The benefit to Virgin in the quarter was only $7m but there ought to be a materially larger impact in the second half. Qantas has said it expects to benefit to the tune of about $30m in the first half from the halving of oil prices that has occurred.

The two major drivers of the J-curve in earnings being experienced by both the carriers have been capacity discipline and an intense focus on costs.

Compared to the same quarter a year earlier, Virgin added only 1.4 per cent to the capacity of the core brand. Qantas' capacity growth has been minimal. Naturally, yields have improved.

Qantas seized last year's moment of crisis to attack its cost base and is on track to take out at least $600m of costs this year. Virgin, while not having the same swollen legacy costs of Qantas, appears to have made progress of its own.

It said underlying costs per available seat kilometre (CASK), excluding fuel and Tigerair, had actually fallen relative to the previous corresponding period.

Given the big investments Virgin has made in shifting its brand and product positioning, that's a major achievement.

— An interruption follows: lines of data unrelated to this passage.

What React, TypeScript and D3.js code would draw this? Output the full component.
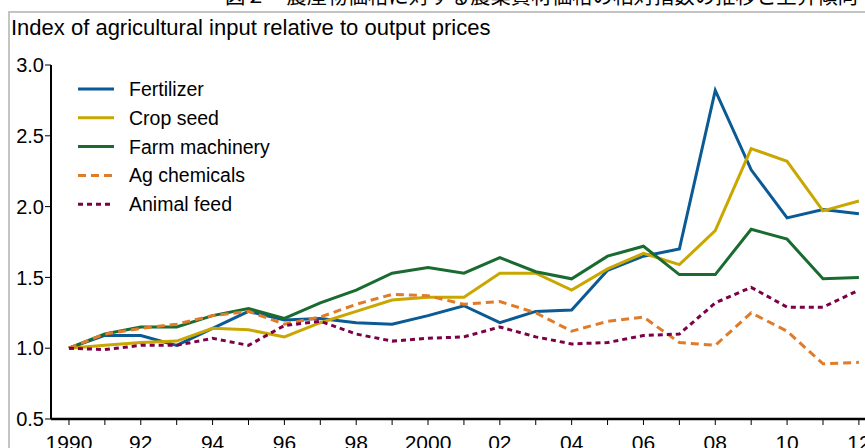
import React, { useEffect, useRef } from 'react';
import * as d3 from 'd3';

const years = d3.range(1990, 2013);

const fertilizer = [1.0, 1.09, 1.09, 1.02, 1.14, 1.26, 1.2, 1.21, 1.18, 1.17, 1.23, 1.3, 1.18, 1.26, 1.27, 1.55, 1.65, 1.7, 2.82, 2.26, 1.92, 1.98, 1.95];
const cropSeed = [1.0, 1.02, 1.04, 1.05, 1.14, 1.13, 1.08, 1.18, 1.26, 1.34, 1.36, 1.36, 1.53, 1.53, 1.41, 1.56, 1.67, 1.59, 1.83, 2.41, 2.32, 1.97, 2.04];
const farmMachinery = [1.0, 1.1, 1.15, 1.15, 1.23, 1.28, 1.21, 1.32, 1.41, 1.53, 1.57, 1.53, 1.64, 1.54, 1.49, 1.65, 1.72, 1.52, 1.52, 1.84, 1.77, 1.49, 1.5];
const agChemicals = [1.0, 1.1, 1.14, 1.17, 1.23, 1.26, 1.17, 1.22, 1.31, 1.38, 1.37, 1.31, 1.33, 1.25, 1.12, 1.19, 1.22, 1.04, 1.02, 1.25, 1.12, 0.89, 0.9];
const animalFeed = [1.0, 0.99, 1.02, 1.02, 1.07, 1.02, 1.16, 1.19, 1.1, 1.05, 1.07, 1.08, 1.15, 1.08, 1.03, 1.04, 1.09, 1.1, 1.32, 1.43, 1.29, 1.29, 1.41];

const seriesNames = ['Fertilizer', 'Crop seed', 'Farm machinery', 'Ag chemicals', 'Animal feed'];
const seriesColors = ['#0a5a95', '#c9a700', '#196b30', '#e07b2a', '#7b0047'];
const seriesDash = ['none', 'none', 'none', '8,5', '5,4'];
const seriesValues = [fertilizer, cropSeed, farmMachinery, agChemicals, animalFeed];

const yTicks = [0.5, 1.0, 1.5, 2.0, 2.5, 3.0];
const xTickLabels = ['1990', '92', '94', '96', '98', '2000', '02', '04', '06', '08', '10', '12'];

const titleText = 'Index of agricultural input relative to output prices';
const topText = '図２　農産物価格に対する農業資材価格の相対指数の推移と上昇傾向';

const width = 865;
const height = 448;
const font = '"Liberation Sans", Arial, Helvetica, sans-serif';

const App = () => {
  const svgRef = useRef(null);

  useEffect(() => {
    const svg = d3.select(svgRef.current);
    svg.selectAll('*').remove();

    // Scales: 1990 sits a half-year right of the y axis
    const x = d3.scaleLinear().domain([1989.5, 2012.17]).range([51, 865]);
    const y = d3.scaleLinear().domain([0.5, 3.0]).range([419, 65]);

    // Heading cut off at the very top (only its lower edge shows)
    svg.append('text')
      .attr('x', 225)
      .attr('y', 3)
      .attr('textLength', 633)
      .attr('lengthAdjust', 'spacingAndGlyphs')
      .style('font-family', '"Noto Sans CJK JP", sans-serif')
      .style('font-size', '21px')
      .style('fill', '#000')
      .text(topText);

    // Gray frame
    svg.append('rect')
      .attr('x', 9)
      .attr('y', 12)
      .attr('width', 900)
      .attr('height', 500)
      .attr('fill', 'none')
      .attr('stroke', '#c4c4c4')
      .attr('stroke-width', 2);

    svg.append('text')
      .attr('x', 11)
      .attr('y', 35)
      .style('font-family', font)
      .style('font-size', '22px')
      .text(titleText);

    // Y axis
    svg.append('line')
      .attr('x1', 51).attr('x2', 51)
      .attr('y1', y(3.0)).attr('y2', y(0.5))
      .attr('stroke', '#000')
      .attr('stroke-width', 2);

    yTicks.forEach(t => {
      svg.append('line')
        .attr('x1', 45).attr('x2', 51)
        .attr('y1', y(t)).attr('y2', y(t))
        .attr('stroke', '#000')
        .attr('stroke-width', 1);
      svg.append('text')
        .attr('x', 44)
        .attr('y', y(t))
        .attr('dy', '0.36em')
        .attr('text-anchor', 'end')
        .style('font-family', font)
        .style('font-size', '20px')
        .text(t.toFixed(1));
    });

    // X axis
    svg.append('line')
      .attr('x1', 51).attr('x2', width)
      .attr('y1', y(0.5)).attr('y2', y(0.5))
      .attr('stroke', '#000')
      .attr('stroke-width', 2.5);

    years.forEach(yr => {
      svg.append('line')
        .attr('x1', x(yr)).attr('x2', x(yr))
        .attr('y1', y(0.5)).attr('y2', y(0.5) + 6)
        .attr('stroke', '#000')
        .attr('stroke-width', 1);
    });

    xTickLabels.forEach((lab, i) => {
      svg.append('text')
        .attr('x', x(1990 + i * 2))
        .attr('y', 450)
        .attr('text-anchor', 'middle')
        .style('font-family', font)
        .style('font-size', '21px')
        .text(lab);
    });

    // Lines
    const line = d3.line()
      .x((d, i) => x(years[i]))
      .y(d => y(d));

    seriesValues.forEach((vals, k) => {
      svg.append('path')
        .datum(vals)
        .attr('fill', 'none')
        .attr('stroke', seriesColors[k])
        .attr('stroke-width', 3)
        .attr('stroke-dasharray', seriesDash[k])
        .attr('stroke-linejoin', 'miter')
        .attr('d', line);
    });

    // Legend
    const legend = svg.append('g').attr('transform', 'translate(78, 89)');
    seriesNames.forEach((name, i) => {
      const row = legend.append('g').attr('transform', `translate(0, ${i * 28.8})`);
      row.append('line')
        .attr('x1', 0).attr('x2', 36)
        .attr('y1', 0).attr('y2', 0)
        .attr('stroke', seriesColors[i])
        .attr('stroke-width', 3)
        .attr('stroke-dasharray', seriesDash[i]);
      row.append('text')
        .attr('x', 51)
        .attr('y', 0)
        .attr('dy', '0.36em')
        .style('font-family', font)
        .style('font-size', '19.5px')
        .text(name);
    });
  }, []);

  return (
    <svg
      ref={svgRef}
      width={width}
      height={height}
      style={{ position: 'absolute', left: 0, top: 0, background: '#fff' }}
    />
  );
};

export default App;
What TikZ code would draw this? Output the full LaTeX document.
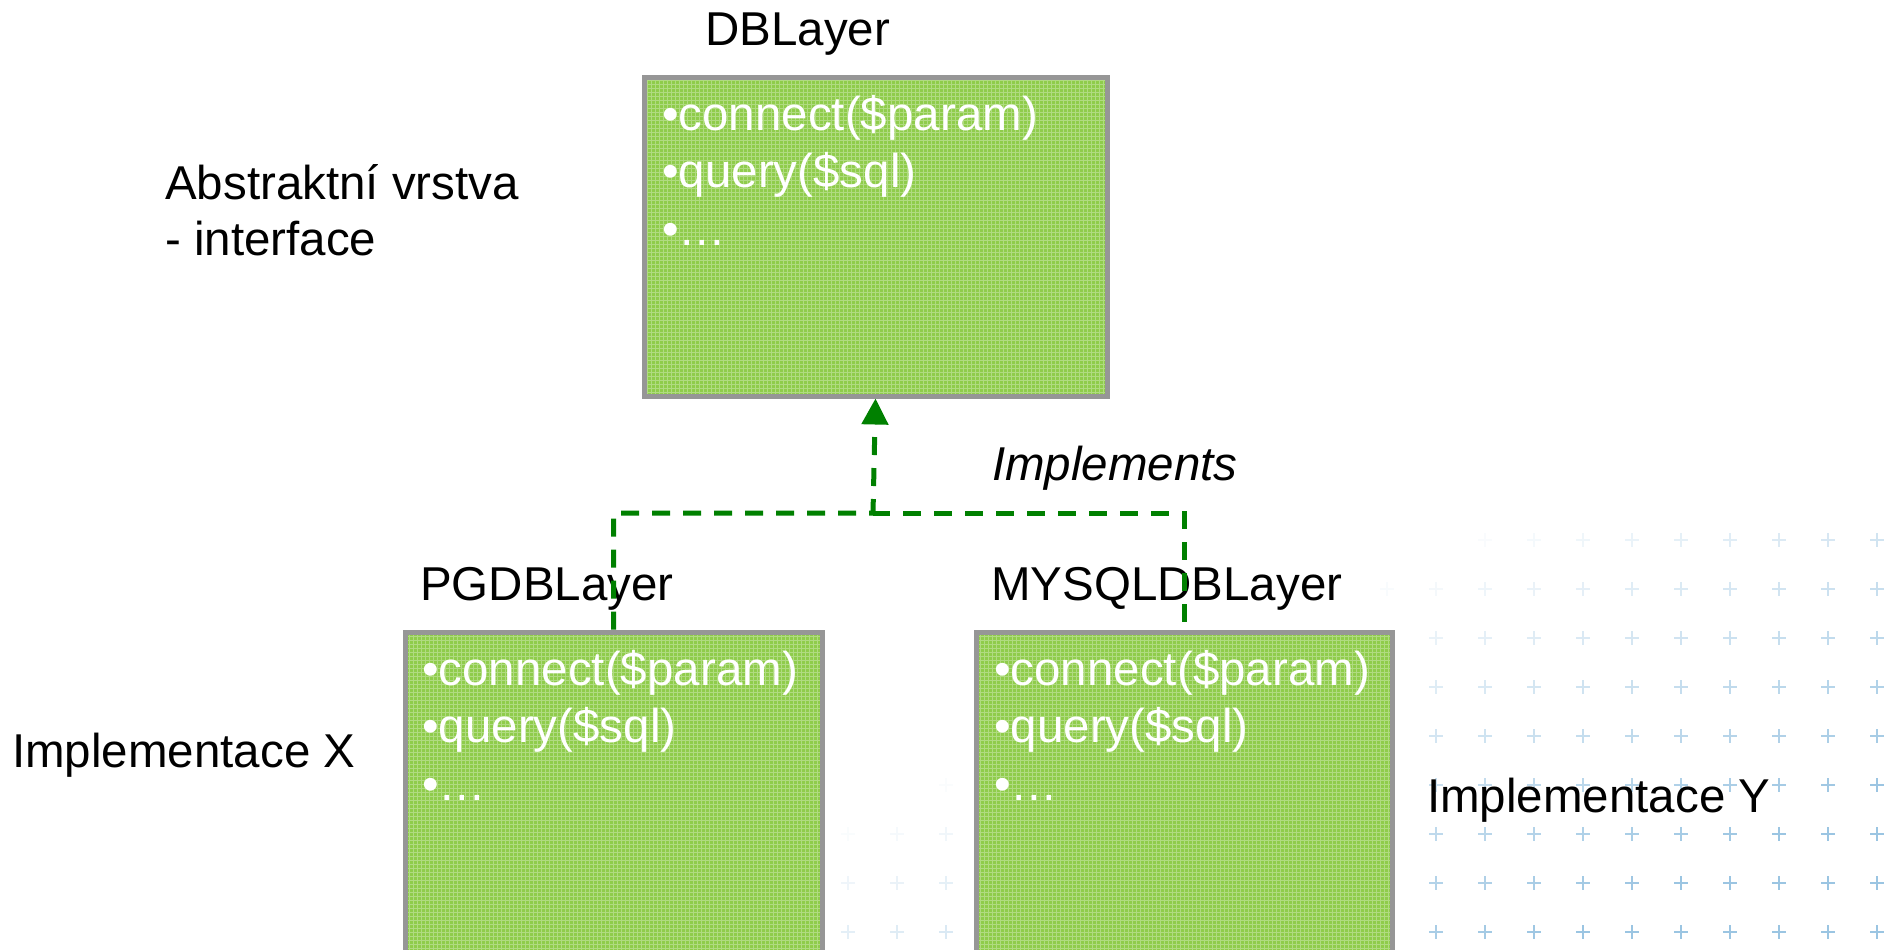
\documentclass[tikz,border=0pt]{standalone}
\usepackage{fontspec}
\setmainfont{Liberation Sans}
\usetikzlibrary{arrows.meta}
\definecolor{boxgreen}{RGB}{143,204,75}
\definecolor{boxgray}{RGB}{150,150,150}
\definecolor{impgreen}{RGB}{0,128,0}
\definecolor{crossblue}{RGB}{155,197,226}
\begin{document}
\begin{tikzpicture}[x=1pt,y=-1pt,
  classbox/.style={draw=boxgray, line width=5pt, fill=boxgreen, rectangle, inner sep=0pt, anchor=north west,
    path picture={\draw[white, opacity=0.3, line width=1pt] (path picture bounding box.south west) grid[step=4pt] (path picture bounding box.north east);}},
  lbl/.style={font=\fontsize{47.5}{56}\selectfont, text=black, inner sep=0pt, anchor=base west},
  item/.style={lbl, text=white},
  impl/.style={draw=impgreen, line width=5pt, dash pattern=on 18pt off 13pt},
  crossst/.style={draw=crossblue, line width=2pt}]
\useasboundingbox (0,0) rectangle (1892,950);
\clip (0,0) rectangle (1892,950);
\fill[white] (0,0) rectangle (1892,950);
% background crosses
\foreach \i in {0,...,25}{
  \foreach \j in {0,...,8}{
    \pgfmathsetmacro\crx{1877-49*\i}
    \pgfmathsetmacro\cry{932-49*\j}
    \pgfmathsetmacro\crop{max(0,min(1,1.3*(0.000773*\crx+0.001685*\cry-2.021)))}
    \ifdim\crop pt>0.03pt
      \draw[crossst, opacity=\crop] (\crx-7,\cry) -- (\crx+7,\cry) (\crx,\cry-7) -- (\crx,\cry+7);
    \fi
  }
}
% boxes
\node[classbox, minimum width=463pt, minimum height=319pt] (top) at (641.5,74.5) {};
\node[classbox, minimum width=417pt, minimum height=360pt] (pg) at (402.5,629.5) {};
\node[classbox, minimum width=416pt, minimum height=360pt] (my) at (973.5,629.5) {};
% box contents
\node[item] (t1) at (662,130) {•connect(\$param)};
\node[item] (t2) at (662,187) {•query(\$sql)};
\node[item] (t3) at (662,245) {•…};
\node[item] (p1) at (422,685) {•connect(\$param)};
\node[item] (p2) at (422,742) {•query(\$sql)};
\node[item] (p3) at (422,800) {•…};
\node[item] (m1) at (994,685) {•connect(\$param)};
\node[item] (m2) at (994,742) {•query(\$sql)};
\node[item] (m3) at (994,800) {•…};
% labels
\node[lbl] (dbl) at (705,46) {DBLayer};
\node[lbl] (abs1) at (165,199) {Abstraktní vrstva};
\node[lbl] (abs2) at (165,255) {- interface};
\node[lbl, font=\fontsize{47.5}{56}\selectfont\itshape] (implbl) at (992,480) {Implements};
\node[lbl] (pgl) at (420,600) {PGDBLayer};
\node[lbl] (myl) at (991,600) {MYSQLDBLayer};
\node[lbl] (ix) at (12,767) {Implementace X};
\node[lbl] (iy) at (1427,812) {Implementace Y};
% connectors
\coordinate (j) at (873,513);
\draw[impl, -{Triangle[width=26pt,length=26pt]}] (pg.north) |- (j) -- (top.south);
\draw[impl, shorten <=8pt] (my.north) |- (j);
\end{tikzpicture}
\end{document}
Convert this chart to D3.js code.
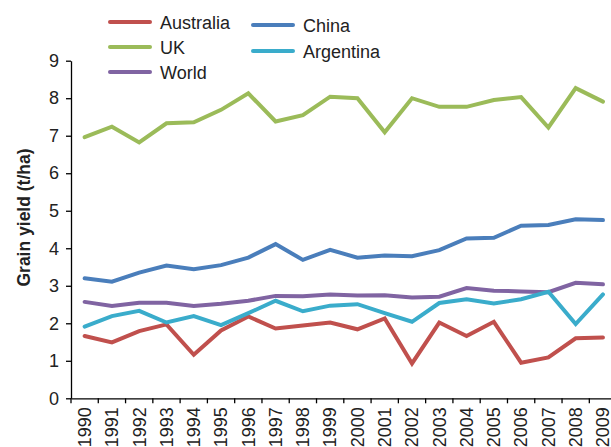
<!DOCTYPE html>
<html>
<head>
<meta charset="utf-8">
<script src="https://cdn.jsdelivr.net/npm/d3@7"></script>
<style>
  body { margin: 0; background: #fff; }
  svg { display: block; font-family: "Liberation Sans", Arial, sans-serif; }
</style>
</head>
<body>
<svg id="chart" width="611" height="447"></svg>
<script>
const years = ['1990', '1991', '1992', '1993', '1994', '1995', '1996', '1997', '1998', '1999',
    '2000', '2001', '2002', '2003', '2004', '2005', '2006', '2007', '2008', '2009'];

const australia = [1.66, 1.49, 1.79, 1.97, 1.16, 1.81, 2.18, 1.86, 1.94, 2.02,
    1.84, 2.13, 0.93, 2.02, 1.66, 2.04, 0.95, 1.09, 1.60, 1.62];
const uk = [6.96, 7.24, 6.82, 7.33, 7.36, 7.69, 8.13, 7.38, 7.55, 8.04,
    8.00, 7.09, 8.00, 7.77, 7.77, 7.95, 8.03, 7.22, 8.27, 7.91];
const world = [2.57, 2.46, 2.55, 2.55, 2.46, 2.52, 2.60, 2.73, 2.72, 2.77,
    2.74, 2.75, 2.69, 2.71, 2.94, 2.87, 2.85, 2.83, 3.08, 3.04];
const china = [3.20, 3.11, 3.35, 3.54, 3.44, 3.55, 3.75, 4.11, 3.69, 3.96,
    3.75, 3.81, 3.79, 3.95, 4.26, 4.28, 4.60, 4.62, 4.77, 4.75];
const argentina = [1.91, 2.19, 2.33, 2.02, 2.19, 1.95, 2.27, 2.60, 2.32, 2.47,
    2.51, 2.27, 2.04, 2.54, 2.64, 2.53, 2.64, 2.84, 1.98, 2.77];

const yTicks = [0, 1, 2, 3, 4, 5, 6, 7, 8, 9];

const series = [
    { name: 'Australia', values: australia, color: '#c0504d' },
    { name: 'UK', values: uk, color: '#9bbb59' },
    { name: 'World', values: world, color: '#8064a2' },
    { name: 'China', values: china, color: '#4a7ebb' },
    { name: 'Argentina', values: argentina, color: '#3aaccb' }
];

const svg = d3.select('#chart');

const AXIS_X = 71;
const AXIS_Y = 398.3;
const TOP_Y = 60.7;
const STEP = 27.28;

const x = d3.scaleBand()
    .domain(years)
    .range([AXIS_X, AXIS_X + STEP * years.length])
    .padding(0);

const y = d3.scaleLinear()
    .domain([0, 9])
    .range([AXIS_Y, TOP_Y]);

// lines
const line = d3.line()
    .x((d, i) => x(years[i]) + x.bandwidth() / 2)
    .y(d => y(d));

series.forEach(s => {
    svg.append('path')
        .datum(s.values)
        .attr('d', line)
        .attr('fill', 'none')
        .attr('stroke', s.color)
        .attr('stroke-width', 4)
        .attr('stroke-linejoin', 'miter')
        .attr('stroke-linecap', 'round');
});

// y axis
const yAxis = svg.append('g')
    .attr('transform', `translate(${AXIS_X},0)`)
    .call(d3.axisLeft(y).tickValues(yTicks).tickSize(5).tickSizeOuter(0).tickPadding(7));
yAxis.select('.domain').attr('stroke', '#000').attr('stroke-width', 1.3);
yAxis.selectAll('.tick line').attr('stroke', '#000').attr('stroke-width', 1.3);
yAxis.selectAll('.tick text')
    .attr('font-size', 18)
    .attr('fill', '#222')
    .attr('font-family', '"Liberation Sans", Arial, sans-serif');

// x axis
const xAxis = svg.append('g')
    .attr('transform', `translate(0,${AXIS_Y})`)
    .call(d3.axisBottom(x).tickSize(0).tickSizeOuter(0));
xAxis.select('.domain').attr('stroke', '#000').attr('stroke-width', 1.3);
xAxis.selectAll('.tick text')
    .attr('font-size', 18)
    .attr('fill', '#222')
    .attr('font-family', '"Liberation Sans", Arial, sans-serif')
    .attr('text-anchor', 'end')
    .attr('transform', 'rotate(-90)')
    .attr('x', -9)
    .attr('y', 0)
    .attr('dy', '0.35em');

// x tick marks between categories
xAxis.selectAll('.sep')
    .data(years)
    .enter()
    .append('line')
    .attr('class', 'sep')
    .attr('x1', d => x(d))
    .attr('x2', d => x(d))
    .attr('y1', 0)
    .attr('y2', 5)
    .attr('stroke', '#000')
    .attr('stroke-width', 1.3);

// y axis title
svg.append('text')
    .text('Grain yield (t/ha)')
    .attr('transform', `translate(30,${(TOP_Y + AXIS_Y) / 2 - 12}) rotate(-90)`)
    .attr('text-anchor', 'middle')
    .attr('font-size', 17.5)
    .attr('font-weight', 'bold')
    .attr('fill', '#222');

// legend
const legendPos = [
    { x: 110, y: 22 }, { x: 110, y: 47 }, { x: 110, y: 72 },
    { x: 253, y: 25 }, { x: 253, y: 51 }
];
series.forEach((s, i) => {
    const p = legendPos[i];
    svg.append('line')
        .attr('x1', p.x).attr('x2', p.x + 40)
        .attr('y1', p.y).attr('y2', p.y)
        .attr('stroke', s.color)
        .attr('stroke-width', 4)
        .attr('stroke-linecap', 'round');
    svg.append('text')
        .text(s.name)
        .attr('x', p.x + 50)
        .attr('y', p.y + 6.5)
        .attr('font-size', 18)
        .attr('fill', '#222');
});
</script>
</body>
</html>
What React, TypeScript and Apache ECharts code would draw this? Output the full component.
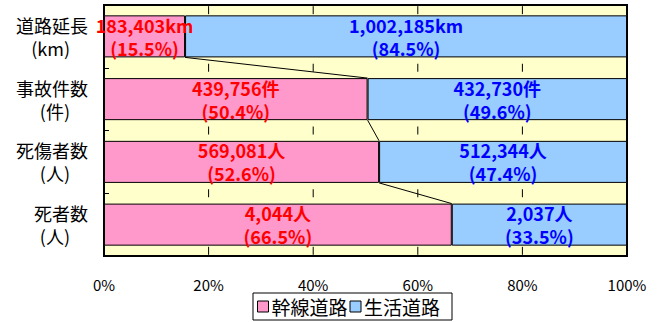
import React, { useEffect, useRef } from "react";
import * as echarts from "echarts";

// Road categories (top to bottom) and their units
const categories = ["道路延長", "事故件数", "死傷者数", "死者数"];
const unitLabels = ["(km)", "(件)", "(人)", "(人)"];
const valueUnits = ["km", "件", "人", "人"];

// 幹線道路 (arterial roads)
const arterialValues = [183403, 439756, 569081, 4044];
const arterialShare = [15.5, 50.4, 52.6, 66.5];

// 生活道路 (residential roads)
const localValues = [1002185, 432730, 512344, 2037];
const localShare = [84.5, 49.6, 47.4, 33.5];

const gridTicks = [20, 40, 60, 80];

const FONT = "'Noto Sans CJK JP', 'Noto Sans', sans-serif";
const GAP = 0.33;

const fmt = (n: number) => n.toLocaleString("en-US");

export default function App() {
  const ref = useRef<HTMLDivElement>(null);

  useEffect(() => {
    if (!ref.current) return;
    const chart = echarts.init(ref.current, null, { renderer: "svg" });

    const barLabel = (color: string, values: number[], shares: number[]) => ({
      show: true,
      position: "inside",
      color,
      fontFamily: FONT,
      fontWeight: "bold",
      fontSize: 18,
      lineHeight: 23,
      formatter: (p: any) =>
        `${fmt(values[p.dataIndex])}${valueUnits[p.dataIndex]}\n(${shares[p.dataIndex]}%)`,
    });

    chart.setOption({
      animation: false,
      backgroundColor: "#fff",
      textStyle: { fontFamily: FONT },
      grid: {
        left: 104,
        top: 5,
        width: 523,
        height: 251,
        show: true,
        backgroundColor: "#FFFFCC",
        borderColor: "#000",
        borderWidth: 2,
      },
      legend: {
        left: 253,
        top: 293,
        padding: [4, 12, 4, 4],
        icon: "rect",
        itemWidth: 11,
        itemHeight: 11,
        itemGap: 2,
        borderColor: "#000",
        borderWidth: 1,
        itemStyle: { borderColor: "#000", borderWidth: 1 },
        textStyle: { fontSize: 19, color: "#000", fontFamily: FONT, padding: [0, 0, 0, -2] },
        data: ["幹線道路", "生活道路"],
      },
      xAxis: {
        type: "value",
        min: 0,
        max: 100,
        interval: 20,
        axisLine: { show: false },
        axisTick: { show: false },
        splitLine: { show: false },
        axisLabel: {
          formatter: "{value}%",
          fontSize: 15,
          color: "#000",
          margin: 21,
          fontFamily: FONT,
        },
      },
      yAxis: {
        type: "category",
        inverse: true,
        data: categories,
        axisLine: { show: true, lineStyle: { color: "#000", width: 2 } },
        axisTick: { show: true, inside: true, length: 5, lineStyle: { color: "#000" } },
        axisLabel: {
          margin: 16,
          fontSize: 18,
          lineHeight: 23,
          padding: [4, 0, 0, 0],
          color: "#000",
          align: "right",
          fontFamily: FONT,
          formatter: (v: string, i: number) => `${v}\n${unitLabels[i]}\u3000`,
        },
      },
      series: [
        {
          name: "幹線道路",
          type: "bar",
          stack: "share",
          barCategoryGap: `${GAP * 100}%`,
          data: arterialShare,
          itemStyle: { color: "#FF99CC", borderColor: "#000", borderWidth: 1 },
          label: barLabel("#FF0000", arterialValues, arterialShare),
          z: 3,
        },
        {
          name: "生活道路",
          type: "bar",
          stack: "share",
          barCategoryGap: `${GAP * 100}%`,
          data: localShare,
          itemStyle: { color: "#99CCFF", borderColor: "#000", borderWidth: 1 },
          label: barLabel("#0000FF", localValues, localShare),
          z: 3,
        },
        {
          // series lines between the arterial segments plus short grid marks in the gaps
          type: "custom",
          silent: true,
          z: 4,
          data: arterialShare.map((v, i) => [v, i]),
          encode: { x: 0, y: 1 },
          renderItem: (params: any, api: any) => {
            const i = params.dataIndex;
            const c = api.coord([0, i]);
            const band = api.size([0, 1])[1];
            const barH = band * (1 - GAP);
            const children: any[] = [];
            const tickAt = (y: number) => {
              gridTicks.forEach((t) => {
                const x = api.coord([t, i])[0];
                children.push({
                  type: "line",
                  shape: { x1: x, y1: y - 4, x2: x, y2: y + 4 },
                  style: { stroke: "#000", lineWidth: 1 },
                });
              });
            };
            if (i === 0) tickAt(c[1] - barH / 2 - (band - barH) / 4);
            else tickAt(c[1] - band / 2);
            if (i === categories.length - 1) tickAt(c[1] + barH / 2 + (band - barH) / 4);
            if (i < categories.length - 1) {
              const x1 = api.coord([arterialShare[i], i])[0];
              const next = api.coord([arterialShare[i + 1], i + 1]);
              children.push({
                type: "line",
                shape: { x1, y1: c[1] + barH / 2, x2: next[0], y2: next[1] - barH / 2 },
                style: { stroke: "#000", lineWidth: 1 },
              });
            }
            return { type: "group", children };
          },
        },
      ],
    });

    return () => chart.dispose();
  }, []);

  return (
    <div
      ref={ref}
      style={{ position: "absolute", left: 0, top: 0, width: 664, height: 322 }}
    />
  );
}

Its CASKs had previously been rising even as Qantas' were reducing. It also says there have been both cost and revenue gains within Tiger, which is in the early phase of being properly integrated into the Virgin group.

The return to profit of both the major domestic carriers has occurred against the backdrop of relatively soft demand growth within a deteriorating economy and therefore, other than the windfall from falling jet fuel prices that will become more meaningful as the year progresses, it has been driven by their own actions on capacity and costs.

Virgin said it was seeing some improvement in domestic trading conditions but international yield recovery had been constrained by continued pressure in the South-East Asian and Europe/UK markets. Virgin has a relatively modest international network, relying on alliances rather than its own metal.

Qantas has said its international business, which was losing roughly $500m a year, will be profitable in the first half. While the carriers' international operations will be adversely affected by the lower Australia dollar (it was about US90c this time last year) there is a corresponding and, for Qantas, very material benefit in terms of the decline in the appeal of this market to international competitors. Competitor capacity growth has slowed dramatically.

With both carriers having been pushed to the brink by the capacity war last financial year --- Qantas sought help, unsuccessfully, from the Federal government and Virgin was forced to raise $350m in capital from its shareholders – it would seem reasonable to assume that commonsense will prevail in the near term and, hopefully, beyond.

Rational and sustainable competition is a good thing for consumers and the economy. What Qantas and Virgin engaged in last year was neither rational nor sustainable.